**WRITTEN INSTRUCTION**
Everything from the line holding "Rebuild this chart" to the end of the listing below should be copied exactly, line for line, minus the pictures.

-------- PROVIDED DATA

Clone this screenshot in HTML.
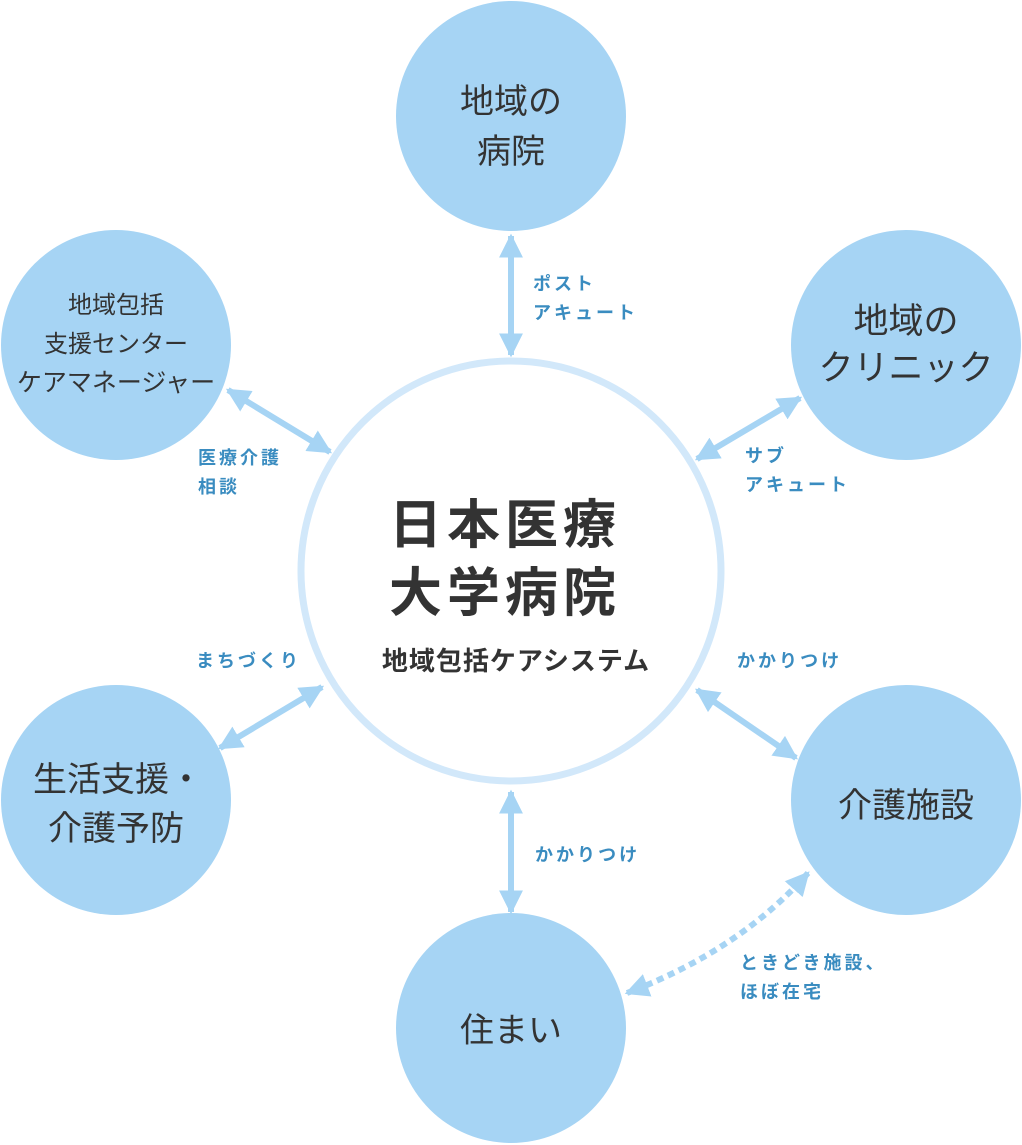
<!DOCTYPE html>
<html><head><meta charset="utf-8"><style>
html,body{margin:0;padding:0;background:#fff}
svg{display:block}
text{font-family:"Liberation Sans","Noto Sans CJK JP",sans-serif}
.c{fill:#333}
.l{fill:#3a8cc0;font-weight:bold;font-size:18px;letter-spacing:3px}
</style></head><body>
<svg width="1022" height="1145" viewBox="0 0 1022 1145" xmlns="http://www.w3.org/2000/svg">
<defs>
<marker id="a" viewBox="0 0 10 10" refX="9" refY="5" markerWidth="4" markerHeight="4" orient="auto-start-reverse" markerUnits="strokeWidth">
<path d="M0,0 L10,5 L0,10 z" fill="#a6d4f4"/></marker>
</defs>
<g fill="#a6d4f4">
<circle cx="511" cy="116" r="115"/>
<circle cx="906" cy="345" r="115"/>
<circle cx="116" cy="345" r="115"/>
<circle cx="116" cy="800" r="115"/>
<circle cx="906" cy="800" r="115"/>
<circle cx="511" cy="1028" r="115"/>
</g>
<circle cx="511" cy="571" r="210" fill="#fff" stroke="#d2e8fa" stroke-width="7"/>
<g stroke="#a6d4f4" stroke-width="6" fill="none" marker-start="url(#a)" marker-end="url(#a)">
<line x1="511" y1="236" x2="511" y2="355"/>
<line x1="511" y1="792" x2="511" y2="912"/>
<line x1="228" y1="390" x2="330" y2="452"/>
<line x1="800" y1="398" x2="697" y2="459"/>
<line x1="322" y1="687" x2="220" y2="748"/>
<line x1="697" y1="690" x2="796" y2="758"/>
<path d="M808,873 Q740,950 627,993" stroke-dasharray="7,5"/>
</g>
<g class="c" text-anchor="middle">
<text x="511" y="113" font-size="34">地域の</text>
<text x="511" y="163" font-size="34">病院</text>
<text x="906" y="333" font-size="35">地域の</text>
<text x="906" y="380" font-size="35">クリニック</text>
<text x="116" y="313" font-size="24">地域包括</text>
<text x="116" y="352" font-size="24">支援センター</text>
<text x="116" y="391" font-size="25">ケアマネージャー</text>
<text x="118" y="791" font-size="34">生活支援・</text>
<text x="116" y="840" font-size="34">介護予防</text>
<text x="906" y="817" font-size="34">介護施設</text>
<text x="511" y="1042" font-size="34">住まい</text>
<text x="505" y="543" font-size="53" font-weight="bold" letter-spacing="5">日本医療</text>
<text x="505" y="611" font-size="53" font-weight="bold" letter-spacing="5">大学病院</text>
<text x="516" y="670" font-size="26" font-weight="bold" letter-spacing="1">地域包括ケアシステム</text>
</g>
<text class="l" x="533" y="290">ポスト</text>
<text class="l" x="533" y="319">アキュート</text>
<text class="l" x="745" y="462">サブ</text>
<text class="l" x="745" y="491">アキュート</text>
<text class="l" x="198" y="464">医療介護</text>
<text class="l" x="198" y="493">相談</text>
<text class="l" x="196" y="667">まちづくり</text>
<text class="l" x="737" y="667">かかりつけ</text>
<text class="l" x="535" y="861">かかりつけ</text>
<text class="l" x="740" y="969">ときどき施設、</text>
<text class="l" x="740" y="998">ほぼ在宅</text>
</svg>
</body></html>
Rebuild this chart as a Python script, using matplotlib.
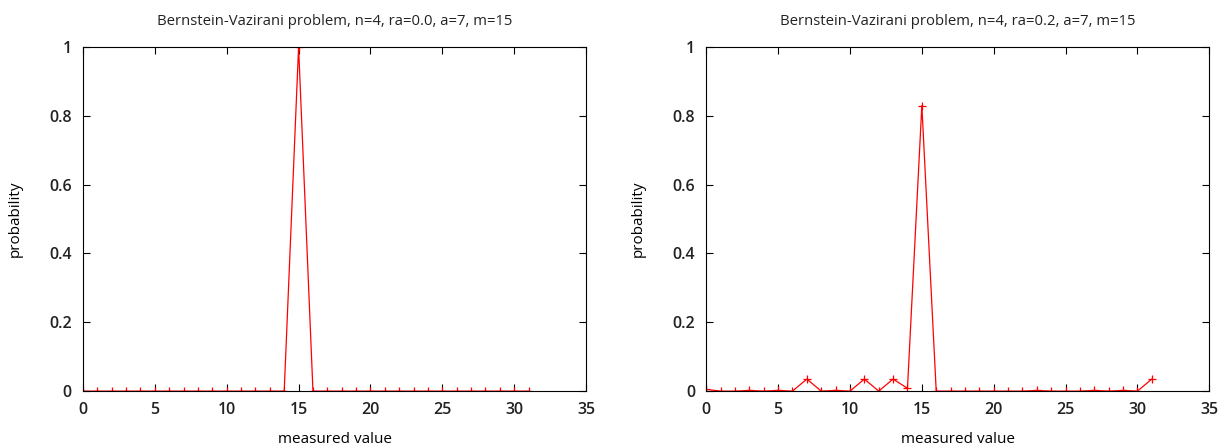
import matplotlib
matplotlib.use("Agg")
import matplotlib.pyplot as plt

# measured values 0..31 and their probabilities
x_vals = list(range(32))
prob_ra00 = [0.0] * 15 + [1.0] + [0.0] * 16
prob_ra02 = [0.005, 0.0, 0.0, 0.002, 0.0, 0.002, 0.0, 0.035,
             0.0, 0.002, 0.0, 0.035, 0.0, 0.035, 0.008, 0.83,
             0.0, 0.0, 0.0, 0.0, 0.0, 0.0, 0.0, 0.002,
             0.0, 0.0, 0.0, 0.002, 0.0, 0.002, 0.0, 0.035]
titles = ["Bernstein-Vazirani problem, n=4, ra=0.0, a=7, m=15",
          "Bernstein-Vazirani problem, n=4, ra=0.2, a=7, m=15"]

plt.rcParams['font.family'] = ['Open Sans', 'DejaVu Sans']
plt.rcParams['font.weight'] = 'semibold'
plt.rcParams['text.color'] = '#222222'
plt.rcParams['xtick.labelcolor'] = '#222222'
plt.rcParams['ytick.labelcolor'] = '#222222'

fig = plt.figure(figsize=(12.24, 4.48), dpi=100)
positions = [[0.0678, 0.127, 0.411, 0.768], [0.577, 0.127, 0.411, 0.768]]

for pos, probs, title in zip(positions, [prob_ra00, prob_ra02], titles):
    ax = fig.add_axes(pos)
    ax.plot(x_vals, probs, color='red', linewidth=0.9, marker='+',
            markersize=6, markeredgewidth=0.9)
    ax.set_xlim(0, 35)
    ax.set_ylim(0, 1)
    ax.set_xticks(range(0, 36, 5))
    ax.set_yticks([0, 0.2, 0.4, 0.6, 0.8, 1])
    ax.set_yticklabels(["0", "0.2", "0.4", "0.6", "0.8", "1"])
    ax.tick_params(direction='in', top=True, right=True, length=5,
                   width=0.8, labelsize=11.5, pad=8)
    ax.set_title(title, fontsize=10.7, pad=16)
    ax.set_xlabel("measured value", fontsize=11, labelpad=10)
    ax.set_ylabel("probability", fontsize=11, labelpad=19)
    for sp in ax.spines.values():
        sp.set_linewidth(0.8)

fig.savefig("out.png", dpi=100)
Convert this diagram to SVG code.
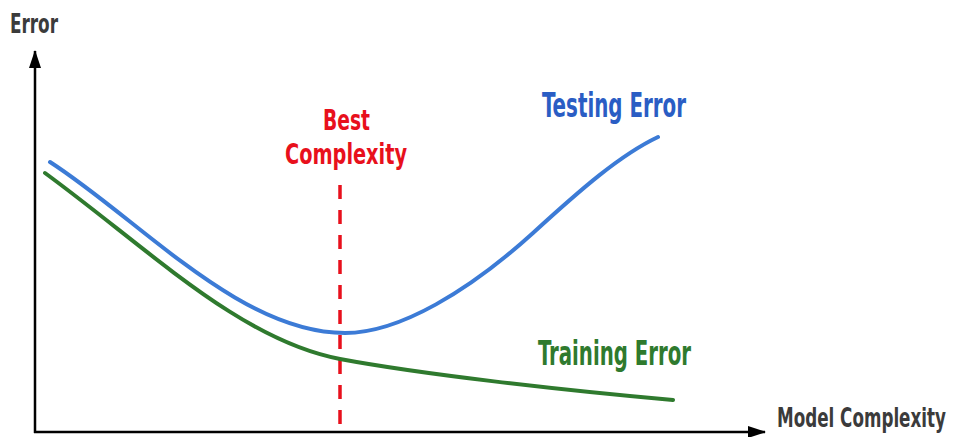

----------------

**SOLUTION TO THIS PROBLEM**
Rebuild this chart as a Python script, using matplotlib.
import matplotlib
matplotlib.use("Agg")
import matplotlib.pyplot as plt

# measured values 0..31 and their probabilities
x_vals = list(range(32))
prob_ra00 = [0.0] * 15 + [1.0] + [0.0] * 16
prob_ra02 = [0.005, 0.0, 0.0, 0.002, 0.0, 0.002, 0.0, 0.035,
             0.0, 0.002, 0.0, 0.035, 0.0, 0.035, 0.008, 0.83,
             0.0, 0.0, 0.0, 0.0, 0.0, 0.0, 0.0, 0.002,
             0.0, 0.0, 0.0, 0.002, 0.0, 0.002, 0.0, 0.035]
titles = ["Bernstein-Vazirani problem, n=4, ra=0.0, a=7, m=15",
          "Bernstein-Vazirani problem, n=4, ra=0.2, a=7, m=15"]

plt.rcParams['font.family'] = ['Open Sans', 'DejaVu Sans']
plt.rcParams['font.weight'] = 'semibold'
plt.rcParams['text.color'] = '#222222'
plt.rcParams['xtick.labelcolor'] = '#222222'
plt.rcParams['ytick.labelcolor'] = '#222222'

fig = plt.figure(figsize=(12.24, 4.48), dpi=100)
positions = [[0.0678, 0.127, 0.411, 0.768], [0.577, 0.127, 0.411, 0.768]]

for pos, probs, title in zip(positions, [prob_ra00, prob_ra02], titles):
    ax = fig.add_axes(pos)
    ax.plot(x_vals, probs, color='red', linewidth=0.9, marker='+',
            markersize=6, markeredgewidth=0.9)
    ax.set_xlim(0, 35)
    ax.set_ylim(0, 1)
    ax.set_xticks(range(0, 36, 5))
    ax.set_yticks([0, 0.2, 0.4, 0.6, 0.8, 1])
    ax.set_yticklabels(["0", "0.2", "0.4", "0.6", "0.8", "1"])
    ax.tick_params(direction='in', top=True, right=True, length=5,
                   width=0.8, labelsize=11.5, pad=8)
    ax.set_title(title, fontsize=10.7, pad=16)
    ax.set_xlabel("measured value", fontsize=11, labelpad=10)
    ax.set_ylabel("probability", fontsize=11, labelpad=19)
    for sp in ax.spines.values():
        sp.set_linewidth(0.8)

fig.savefig("out.png", dpi=100)
Convert this diagram to SVG code.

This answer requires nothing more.